▶ **EXERCISE**
Return verbatim everything from the first line through the line that contains "360, 365, 370, 375, 380, 385, 390, 395, 400];", and stop there.

** BEGIN GIVEN DATA **

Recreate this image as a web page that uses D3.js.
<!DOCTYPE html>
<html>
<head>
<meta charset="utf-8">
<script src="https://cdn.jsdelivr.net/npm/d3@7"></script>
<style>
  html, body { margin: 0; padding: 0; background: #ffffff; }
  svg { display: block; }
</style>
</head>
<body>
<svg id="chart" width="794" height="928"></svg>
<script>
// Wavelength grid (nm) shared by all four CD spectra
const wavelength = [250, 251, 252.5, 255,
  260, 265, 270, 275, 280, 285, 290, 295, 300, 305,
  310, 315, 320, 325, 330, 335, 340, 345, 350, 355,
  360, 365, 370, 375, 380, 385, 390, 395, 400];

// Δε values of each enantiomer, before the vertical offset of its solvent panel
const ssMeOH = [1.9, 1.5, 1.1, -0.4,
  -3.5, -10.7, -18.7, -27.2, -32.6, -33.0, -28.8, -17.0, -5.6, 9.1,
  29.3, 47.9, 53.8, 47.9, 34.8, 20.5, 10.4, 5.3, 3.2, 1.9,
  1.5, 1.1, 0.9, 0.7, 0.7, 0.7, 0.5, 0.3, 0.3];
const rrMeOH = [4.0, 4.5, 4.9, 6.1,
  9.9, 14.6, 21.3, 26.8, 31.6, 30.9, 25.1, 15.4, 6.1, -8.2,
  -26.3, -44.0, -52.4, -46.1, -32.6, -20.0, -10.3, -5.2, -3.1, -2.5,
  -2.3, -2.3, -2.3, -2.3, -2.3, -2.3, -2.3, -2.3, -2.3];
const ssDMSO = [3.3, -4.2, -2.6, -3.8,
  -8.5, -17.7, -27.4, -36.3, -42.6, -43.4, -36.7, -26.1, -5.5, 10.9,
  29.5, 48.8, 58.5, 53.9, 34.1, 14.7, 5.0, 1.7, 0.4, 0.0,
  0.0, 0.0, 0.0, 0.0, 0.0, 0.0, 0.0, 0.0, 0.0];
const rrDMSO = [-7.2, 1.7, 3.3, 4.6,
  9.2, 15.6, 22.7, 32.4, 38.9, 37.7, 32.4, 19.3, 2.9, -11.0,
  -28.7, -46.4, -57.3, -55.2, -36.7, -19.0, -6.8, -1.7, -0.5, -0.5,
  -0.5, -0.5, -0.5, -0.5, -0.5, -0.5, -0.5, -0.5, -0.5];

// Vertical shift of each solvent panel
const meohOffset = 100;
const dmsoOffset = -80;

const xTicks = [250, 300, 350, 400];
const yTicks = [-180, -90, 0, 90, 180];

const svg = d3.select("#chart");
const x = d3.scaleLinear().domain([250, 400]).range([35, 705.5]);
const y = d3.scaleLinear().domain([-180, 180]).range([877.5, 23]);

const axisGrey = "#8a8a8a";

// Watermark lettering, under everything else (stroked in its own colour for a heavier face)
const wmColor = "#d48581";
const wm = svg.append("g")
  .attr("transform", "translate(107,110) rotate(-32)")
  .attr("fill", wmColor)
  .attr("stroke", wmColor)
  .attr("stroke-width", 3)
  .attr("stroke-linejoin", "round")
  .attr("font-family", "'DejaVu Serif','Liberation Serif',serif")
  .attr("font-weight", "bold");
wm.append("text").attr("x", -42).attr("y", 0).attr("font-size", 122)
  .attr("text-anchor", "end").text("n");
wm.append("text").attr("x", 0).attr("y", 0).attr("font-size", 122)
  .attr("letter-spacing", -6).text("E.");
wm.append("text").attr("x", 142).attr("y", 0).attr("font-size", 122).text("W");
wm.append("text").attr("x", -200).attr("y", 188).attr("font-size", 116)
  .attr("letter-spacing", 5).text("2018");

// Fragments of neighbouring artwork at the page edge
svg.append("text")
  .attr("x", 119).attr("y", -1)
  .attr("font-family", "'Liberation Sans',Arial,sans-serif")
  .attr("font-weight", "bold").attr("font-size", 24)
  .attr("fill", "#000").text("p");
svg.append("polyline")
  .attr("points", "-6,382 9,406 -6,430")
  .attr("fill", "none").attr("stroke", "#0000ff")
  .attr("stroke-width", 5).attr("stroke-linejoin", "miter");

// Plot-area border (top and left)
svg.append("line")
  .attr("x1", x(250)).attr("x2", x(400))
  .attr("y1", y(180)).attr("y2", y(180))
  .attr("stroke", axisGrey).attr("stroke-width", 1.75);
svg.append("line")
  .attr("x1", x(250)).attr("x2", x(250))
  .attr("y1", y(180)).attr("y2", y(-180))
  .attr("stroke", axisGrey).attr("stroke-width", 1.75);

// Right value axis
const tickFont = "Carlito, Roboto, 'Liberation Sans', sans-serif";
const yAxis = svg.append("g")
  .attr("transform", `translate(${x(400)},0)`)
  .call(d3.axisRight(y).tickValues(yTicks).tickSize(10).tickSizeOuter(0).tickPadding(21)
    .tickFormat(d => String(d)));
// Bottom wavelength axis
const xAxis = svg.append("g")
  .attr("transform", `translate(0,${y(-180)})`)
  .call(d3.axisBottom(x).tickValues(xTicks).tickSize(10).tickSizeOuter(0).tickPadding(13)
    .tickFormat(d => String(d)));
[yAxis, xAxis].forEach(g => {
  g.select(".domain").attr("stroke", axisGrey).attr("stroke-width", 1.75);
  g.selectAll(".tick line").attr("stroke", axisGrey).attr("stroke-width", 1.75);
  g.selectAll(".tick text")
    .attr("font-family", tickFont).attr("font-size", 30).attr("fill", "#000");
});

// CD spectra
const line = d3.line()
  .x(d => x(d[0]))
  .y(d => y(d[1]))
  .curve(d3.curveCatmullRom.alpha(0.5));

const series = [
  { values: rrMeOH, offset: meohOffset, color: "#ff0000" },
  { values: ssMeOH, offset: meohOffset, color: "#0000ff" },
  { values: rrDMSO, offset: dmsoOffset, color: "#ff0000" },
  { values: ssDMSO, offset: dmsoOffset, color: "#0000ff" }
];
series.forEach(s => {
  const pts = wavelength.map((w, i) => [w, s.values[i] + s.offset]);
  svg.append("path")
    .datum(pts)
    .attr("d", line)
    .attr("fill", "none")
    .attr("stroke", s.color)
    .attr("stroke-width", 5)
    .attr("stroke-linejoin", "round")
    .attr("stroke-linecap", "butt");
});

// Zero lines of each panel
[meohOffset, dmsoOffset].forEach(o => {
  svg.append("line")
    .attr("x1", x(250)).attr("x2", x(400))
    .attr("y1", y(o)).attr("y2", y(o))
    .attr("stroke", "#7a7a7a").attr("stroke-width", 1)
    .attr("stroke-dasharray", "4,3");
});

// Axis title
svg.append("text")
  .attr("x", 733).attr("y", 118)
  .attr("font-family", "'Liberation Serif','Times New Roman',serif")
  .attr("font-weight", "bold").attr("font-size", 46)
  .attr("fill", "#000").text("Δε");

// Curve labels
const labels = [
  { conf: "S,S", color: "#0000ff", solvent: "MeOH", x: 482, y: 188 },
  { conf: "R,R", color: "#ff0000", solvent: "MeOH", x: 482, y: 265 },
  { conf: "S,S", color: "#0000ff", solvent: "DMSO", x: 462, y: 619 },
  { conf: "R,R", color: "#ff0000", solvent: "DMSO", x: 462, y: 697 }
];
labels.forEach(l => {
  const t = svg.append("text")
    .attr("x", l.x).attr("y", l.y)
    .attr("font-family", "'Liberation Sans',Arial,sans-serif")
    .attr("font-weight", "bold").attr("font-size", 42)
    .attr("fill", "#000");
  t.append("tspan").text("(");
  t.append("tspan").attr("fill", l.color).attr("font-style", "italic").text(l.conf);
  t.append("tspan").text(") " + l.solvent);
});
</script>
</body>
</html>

** END GIVEN DATA **

▶ **EXERCISE ANSWER**
Recreate this image as a web page that uses D3.js.
<!DOCTYPE html>
<html>
<head>
<meta charset="utf-8">
<script src="https://cdn.jsdelivr.net/npm/d3@7"></script>
<style>
  html, body { margin: 0; padding: 0; background: #ffffff; }
  svg { display: block; }
</style>
</head>
<body>
<svg id="chart" width="794" height="928"></svg>
<script>
// Wavelength grid (nm) shared by all four CD spectra
const wavelength = [250, 251, 252.5, 255,
  260, 265, 270, 275, 280, 285, 290, 295, 300, 305,
  310, 315, 320, 325, 330, 335, 340, 345, 350, 355,
  360, 365, 370, 375, 380, 385, 390, 395, 400];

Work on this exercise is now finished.